MONDAY, Sept. 23, 2019 (HealthDay News) — Even with care in specialty clinics, low-density lipoprotein cholesterol (LDL-C) persists above target levels in more than half of patients with familial hypercholesterolemia (FH), according to a study published in the October issue of Atherosclerosis.
P. Barton Duell, M.D., from Oregon Health and Science University in Portland, and colleagues used data from the CASCADE FH Registry to assess longitudinal changes in medication usage, LDL-C levels, and the rate of major adverse cardiovascular events (MACE; myocardial infarction, coronary revascularization, stroke, or transient ischemic attack) in 1,900 adults (mean age, 56 years) with FH followed in U.S. specialty clinics.

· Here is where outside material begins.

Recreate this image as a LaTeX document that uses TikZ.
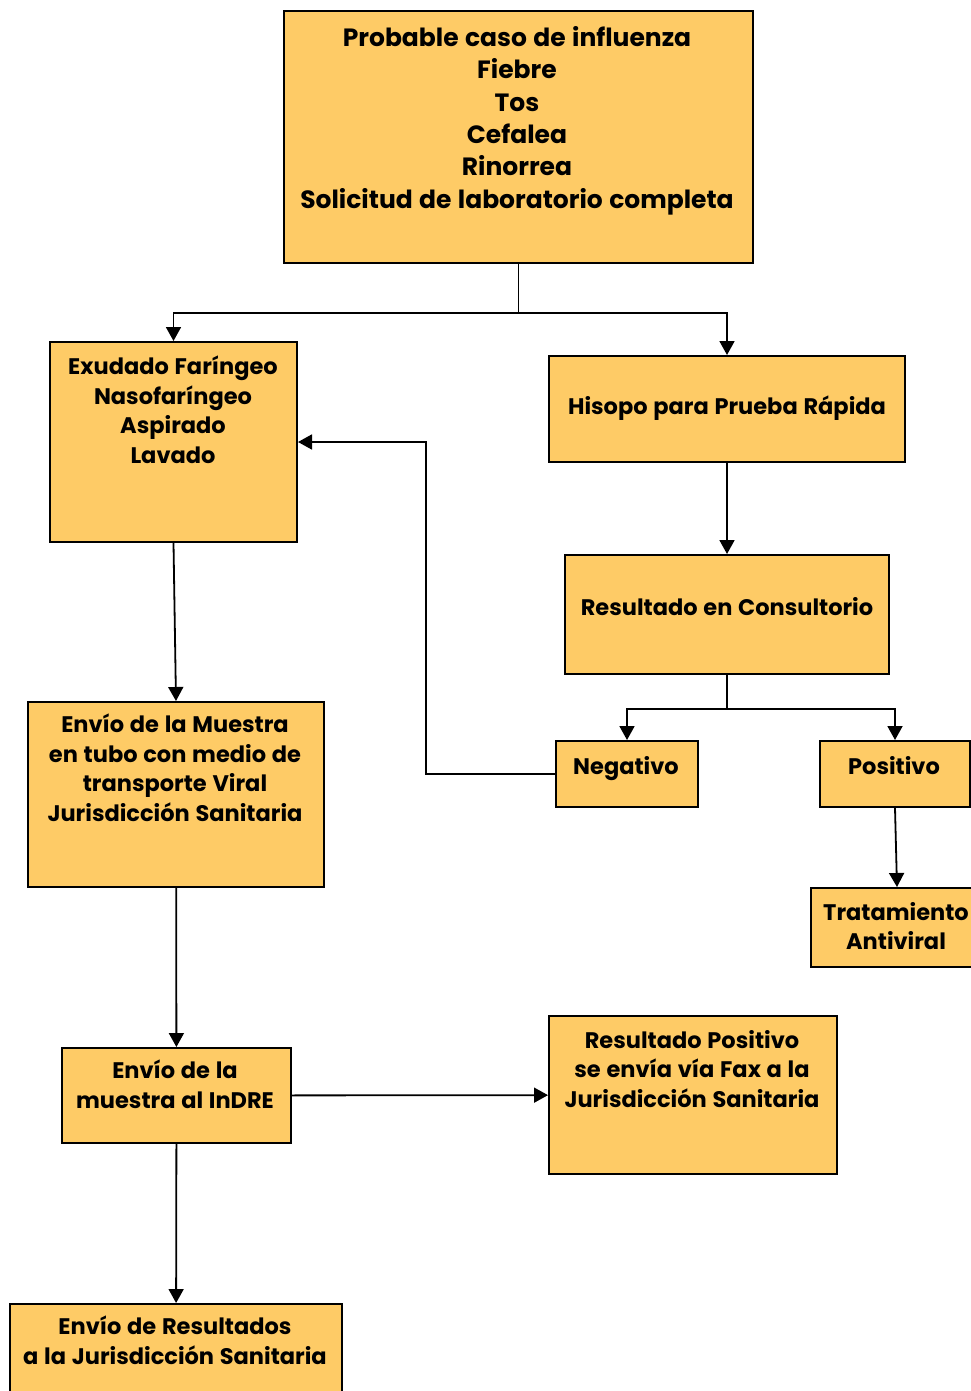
\documentclass[tikz,border=0pt]{standalone}
\usepackage{fontspec}
\setmainfont{Poppins}[WordSpace=1.2]
\usetikzlibrary{arrows.meta, positioning}
\definecolor{boxfill}{HTML}{FECB66}
\tikzset{
  box/.style={draw=black, line width=2pt, fill=boxfill, anchor=north west,
              inner sep=0pt},
  txt/.style={align=center, anchor=north, inner sep=0pt,
              font=\fontsize{22.5}{29.5}\selectfont\bfseries},
  txtwide/.style={txt, font=\fontsize{25}{32.4}\selectfont\bfseries},
  flow/.style={-{Triangle[length=14pt, width=15pt]}, line width=1.8pt},
  link/.style={line width=1.8pt},
}

\begin{document}
\begin{tikzpicture}[x=1pt, y=-1pt]
  \useasboundingbox (0,0) rectangle (971,1391);
  % boxes
  \node[box, minimum width=469pt, minimum height=252pt] (caso) at (283,10) {};
  \node[box, minimum width=247pt, minimum height=200pt] (exud) at (49,341) {};
  \node[box, minimum width=356pt, minimum height=106pt] (hisopo) at (548,355) {};
  \node[box, minimum width=324pt, minimum height=119pt] (consult) at (564,554) {};
  \node[box, minimum width=142pt, minimum height=66pt] (neg) at (555,740) {};
  \node[box, minimum width=150pt, minimum height=66pt] (pos) at (819,740) {};
  \node[box, minimum width=172pt, minimum height=79pt] (trat) at (810,887) {};
  \node[box, minimum width=296pt, minimum height=185pt] (muestra) at (27,701) {};
  \node[box, minimum width=229pt, minimum height=95pt] (indre) at (61,1047) {};
  \node[box, minimum width=288pt, minimum height=158pt] (fax) at (548,1015) {};
  \node[box, minimum width=332pt, minimum height=100pt] (envres) at (9,1303) {};

  % texts
  \node[txtwide] (casoT) at (517,26) {Probable caso de influenza\\Fiebre\\Tos\\Cefalea\\Rinorrea\\Solicitud de laboratorio completa};
  \node[txt] (exudT) at (173,356) {Exudado Faríngeo\\Nasofaríngeo\\Aspirado\\Lavado};
  \node[txt] (hisopoT) at (727,396) {Hisopo para Prueba Rápida};
  \node[txt] (consultT) at (727,597) {Resultado en Consultorio};
  \node[txt] (negT) at (626,756) {Negativo};
  \node[txt] (posT) at (894,756) {Positivo};
  \node[txt] (tratT) at (896,902) {Tratamiento\\Antiviral};
  \node[txt] (muestraT) at (175,714) {Envío de la Muestra\\en tubo con medio de\\transporte Viral\\Jurisdicción Sanitaria};
  \node[txt] (indreT) at (175,1060) {Envío de la\\muestra al InDRE};
  \node[txt] (faxT) at (692,1030) {Resultado Positivo\\se envía vía Fax a la\\Jurisdicción Sanitaria};
  \node[txt] (envresT) at (175,1316) {Envío de Resultados\\a la Jurisdicción Sanitaria};

  % connectors
  \draw[link] (caso.south) -- ++(0,49) coordinate (split);
  \draw[flow] (split) -| (exud.north);
  \draw[flow] (split) -| (hisopo.north);
  \draw[flow] (hisopo) -- (consult);
  \draw[link] (consult.south) -- ++(0,34) coordinate (split2);
  \draw[flow] (split2) -| (neg.north);
  \draw[flow] (split2) -| (pos.north);
  \draw[flow] (pos.south) -- (trat.north);
  \draw[flow] (neg.west) -- ++(-129,0) |- (exud.east);
  \draw[flow] (exud.south) -- (muestra.north);
  \draw[flow] (muestra) -- (indre);
  \draw[flow] (indre) -- (fax);
  \draw[flow] (indre) -- (envres);
\end{tikzpicture}
\end{document}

The researchers note that 37 percent of patients had atherosclerotic cardiovascular disease (ASCVD) at enrollment, mean pretreatment LDL-C levels were 249 mg/dL, mean enrollment LDL-C levels were 145 mg/dL, and 93 percent of patients were taking lipid-lowering therapy. At a median follow-up of 20 months, the investigators found that lipid-lowering therapy use increased (mean decrease in LDL-C, 32 mg/dL). However, only 48 percent of patients achieved LDL-C <100 mg/dL and 22 percent achieved LDL-C <70 mg/dL. There was an association between ASCVD at enrollment and greater likelihood of goal achievement. Among patients with prior ASCVD, MACE rates were almost six times higher versus patients without a history (4.6 versus 0.8/100 patient-years). Markers of FH severity and conventional ASCVD risk factors were also associated with incident MACE.
“Earlier and more aggressive therapy of FH is needed to prevent ASCVD events,” the authors write.
Several authors disclosed financial ties to the pharmaceutical industry.